New Features of the Edison XC30 - Differences from Hopper
While the Edison and Hopper systems have similar programming environments and software, there are some key architectural differences between the two systems. This page describes those differences.
Compute nodes
Edison Phase I has a total of 16 cores on each compute node, compared to Hopper's 24. Edison, like Hopper, has two sockets on each compute node, but instead of four "NUMA" memory domains, Edison has only two. Edison uses Intel processors, unlike Hopper which has processors from AMD. Edison's processors have Intel Hyper-Threading (HT) enabled, which means you can run with 32 virtual cores per node. At run time you can decide to run with 16 cores per node (the default setting) or 32 virtual cores per node.

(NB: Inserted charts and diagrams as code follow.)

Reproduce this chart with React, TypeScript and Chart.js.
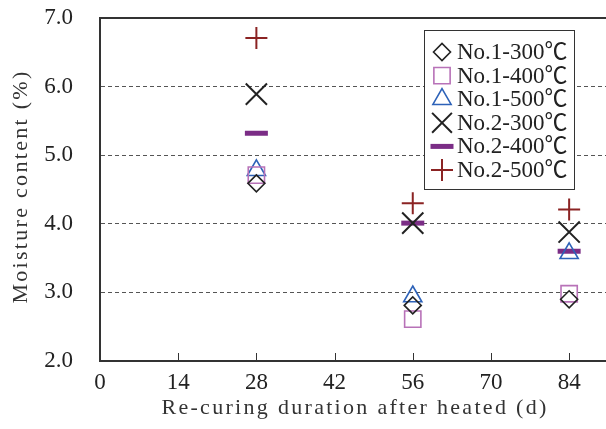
import React, { useEffect, useRef } from "react";
import { Chart, registerables } from "chart.js";
import { drawPoint } from "chart.js/helpers";

Chart.register(...registerables);

const days = [28, 56, 84];
const xTicks = [0, 14, 28, 42, 56, 70, 84];
const yTicks = [2, 3, 4, 5, 6, 7];

const no1_300 = [4.59, 2.81, 2.9];
const no1_400 = [4.71, 2.61, 2.98];
const no1_500 = [4.78, 2.94, 3.57];
const no2_300 = [5.89, 4.01, 3.88];
const no2_400 = [5.32, 4.01, 3.6];
const no2_500 = [6.71, 4.3, 4.21];

const xTitle = "Re-curing duration after heated (d)";
const yTitle = "Moisture content (%)";

const seriesNames = [
  "No.1-300℃",
  "No.1-400℃",
  "No.1-500℃",
  "No.2-300℃",
  "No.2-400℃",
  "No.2-500℃",
];
const seriesValues = [no1_300, no1_400, no1_500, no2_300, no2_400, no2_500];
const seriesStyles = [
  { pointStyle: "rectRot", radius: 8.5, color: "#222222", width: 1.6 },
  { pointStyle: "rect", radius: 11.5, color: "#b872b8", width: 1.6 },
  { pointStyle: "triangle", radius: 10.5, color: "#2d62b8", width: 1.6 },
  { pointStyle: "crossRot", radius: 15, color: "#222222", width: 2 },
  { pointStyle: "line", radius: 11.5, color: "#7b2d86", width: 5 },
  { pointStyle: "cross", radius: 11, color: "#8b2323", width: 2 },
];

const serif = "'Liberation Serif', 'Noto Sans CJK JP', serif";

const zeroPad = (s: any) => {
  s.paddingTop = 0;
  s.paddingBottom = 0;
  s.paddingLeft = 0;
  s.paddingRight = 0;
};

const decorPlugin = {
  id: "decor",
  beforeDatasetsDraw(chart: any) {
    const { ctx, chartArea } = chart;
    const xs = chart.scales.x;
    ctx.save();
    ctx.strokeStyle = "#333333";
    ctx.lineWidth = 1;
    xTicks.forEach((t) => {
      if (t === 0) return;
      const px = Math.round(xs.getPixelForValue(t)) + 0.5;
      ctx.beginPath();
      ctx.moveTo(px, chartArea.bottom);
      ctx.lineTo(px, chartArea.bottom - 8);
      ctx.stroke();
    });
    ctx.lineWidth = 2;
    ctx.beginPath();
    ctx.moveTo(chartArea.left - 1, chartArea.top);
    ctx.lineTo(chartArea.right, chartArea.top);
    ctx.stroke();
    ctx.restore();
  },
  afterDraw(chart: any) {
    const { ctx, chartArea } = chart;
    // axis titles
    ctx.save();
    ctx.fillStyle = "#333333";
    ctx.font = `22px ${serif}`;
    (ctx as any).letterSpacing = "2.3px";
    ctx.textAlign = "center";
    ctx.textBaseline = "middle";
    ctx.fillText(xTitle, (chartArea.left + chartArea.right) / 2 + 2, 408);
    ctx.translate(21, (chartArea.top + chartArea.bottom) / 2 - 3);
    ctx.rotate(-Math.PI / 2);
    ctx.fillText(yTitle, 0, 0);
    ctx.restore();

    // legend
    const bx = 424,
      by = 30,
      bw = 150,
      bh = 159;
    ctx.save();
    ctx.fillStyle = "#ffffff";
    ctx.fillRect(bx, by, bw, bh);
    ctx.strokeStyle = "#333333";
    ctx.lineWidth = 1;
    ctx.strokeRect(bx + 0.5, by + 0.5, bw, bh);
    const rowH = 23.6;
    const y0 = 52;
    ctx.font = `23px ${serif}`;
    ctx.textBaseline = "middle";
    ctx.textAlign = "left";
    seriesNames.forEach((name, i) => {
      const st = seriesStyles[i];
      const cy = y0 + i * rowH;
      ctx.save();
      ctx.strokeStyle = st.color;
      ctx.fillStyle = st.pointStyle === "line" ? st.color : "rgba(0,0,0,0)";
      ctx.lineWidth = st.width;
      drawPoint(
        ctx,
        {
          pointStyle: st.pointStyle,
          rotation: 0,
          radius: st.pointStyle === "crossRot" ? 14 : st.radius,
          borderWidth: st.width,
        } as any,
        442,
        cy
      );
      ctx.restore();
      ctx.fillStyle = "#222222";
      ctx.fillText(name, 457, cy + 1);
    });
    ctx.restore();
  },
};

export default function App() {
  const ref = useRef<HTMLCanvasElement | null>(null);
  useEffect(() => {
    if (!ref.current) return;
    const chart = new Chart(ref.current, {
      type: "scatter",
      data: {
        datasets: seriesNames.map((name, i) => ({
          label: name,
          data: days.map((d, j) => ({ x: d, y: seriesValues[i][j] })),
          pointStyle: seriesStyles[i].pointStyle as any,
          pointRadius: seriesStyles[i].radius,
          pointHoverRadius: seriesStyles[i].radius,
          borderColor: seriesStyles[i].color,
          backgroundColor: "rgba(0,0,0,0)",
          pointBorderWidth: seriesStyles[i].width,
          borderWidth: seriesStyles[i].width,
        })),
      },
      options: {
        animation: false,
        responsive: false,
        layout: { autoPadding: false, padding: { top: 18, right: 0, left: 0, bottom: 0 } },
        plugins: { legend: { display: false }, tooltip: { enabled: false } },
        scales: {
          x: {
            type: "linear",
            min: 0,
            max: 90.6,
            afterFit: (s: any) => {
              s.height = 68;
              zeroPad(s);
            },
            afterBuildTicks: (s: any) => {
              s.ticks = xTicks.map((v) => ({ value: v }));
            },
            ticks: {
              font: { family: serif, size: 23 },
              color: "#222222",
              padding: 8,
              maxRotation: 0,
              autoSkip: false,
            },
            grid: { display: false, drawTicks: false },
            border: { display: true, color: "#333333", width: 2 },
          },
          y: {
            type: "linear",
            min: 2,
            max: 7,
            afterFit: (s: any) => {
              s.width = 100;
              zeroPad(s);
            },
            afterBuildTicks: (s: any) => {
              s.ticks = yTicks.map((v) => ({ value: v }));
            },
            ticks: {
              font: { family: serif, size: 23 },
              color: "#222222",
              padding: 27,
              callback: (v: any) => Number(v).toFixed(1),
            },
            grid: {
              drawTicks: false,
              lineWidth: 1,
              color: (c: any) =>
                c.tick && (c.tick.value === 2 || c.tick.value === 7)
                  ? "rgba(0,0,0,0)"
                  : "#555555",
            },
            border: { display: true, color: "#333333", width: 2, dash: [4, 3] },
          },
        },
      },
      plugins: [decorPlugin],
    });
    return () => chart.destroy();
  }, []);
  return (
    <div style={{ position: "fixed", left: 0, top: 0, width: 606, height: 429, background: "#fff" }}>
      <canvas ref={ref} width={606} height={429} />
    </div>
  );
}
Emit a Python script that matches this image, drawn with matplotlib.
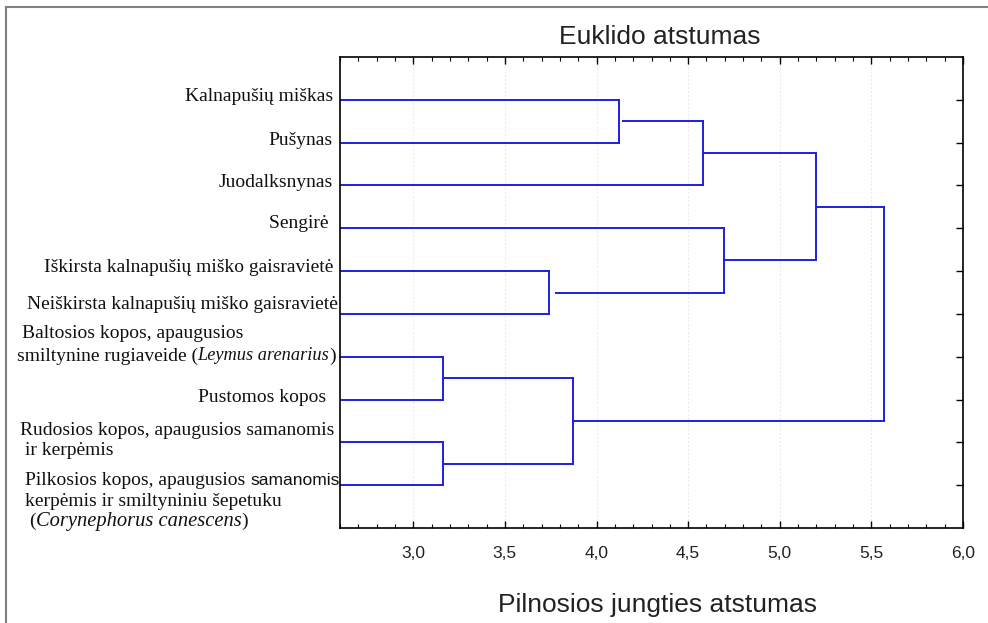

| Edison (Phase 1) | Hopper |
|---|---|
|
16 cores per node (32 virtual cores with Hyper-Threading) Dual-socket, 8-core node, Intel Xeon "Sandy Bridge" @ 2.6 GHz |
24 cores per node. Dual-socket, 12-core node, AMD Opteron @2.1 GHz |
| 64 GB memory per node (DDR3 1600 MHz memory) | 32 GB memory per node (DDR3 1333 MHz memory) |
| 664 nodes | 6384 nodes |
Aires Interconnect
Edison uses Cray's new Aires interconnect for inter-node communication, while Hopper uses the Cray Gemini network. Aires provides a higher bandwidth, lower latency interconnect than Gemini, and should exhibit reduced network congestion. Edison's Aires network is connected through a new "Dragonfly" topology, compared to Hopper's torus network. See the Technology section for more details.
External Login Nodes
Like Hopper, the Edison system has login nodes that are "external" to the main compute portion of the system. The login nodes on Edison have 512 GB of memory, compared to 128 GB on Hopper.
Summary
| Edison Phase I | Hopper |
|---|---|
| 6 quad-socket, quad-core nodes (16 cores per node w/ Hyper-Threading 32 virtual cores), Intel Xeon "Sandy Bridge" @ 2.0 GHz | 12 quad-socket, quad-core nodes (16 cores per node), AMD Opteron @2.0 GHz |
| 512 GB memory per login node | 128 GB memory per login node |
| Ability to login when system undergoing maintenance | Same |
| Ability to access /scratch, /project and /home file systm when system undergoing maintenance. | Same |
| Ability to submit jobs when system undergoing maintenance. Jobs are managed by a centralized, external, queuing system. | Yes, jobs are forwarded to the main system when it returns from maintenance. |
| 1 scratch file system ($SCRATCH), 1.6 PB, 35 GB/sec I/O bandwidth | 2 scratch file systems, each 1 PB, 35 GB/sec I/O bandwidth |
File Systems
The Edison file systems, $SCRATCH, $GSCRATCH, /project and $HOME do not rely on the main system being available . This allows you to access data when the system is down for maintenance. SCRATCH is a Lustre file system private to Edison. Two additional scratch file systems will be added when the Phase II system is delivered.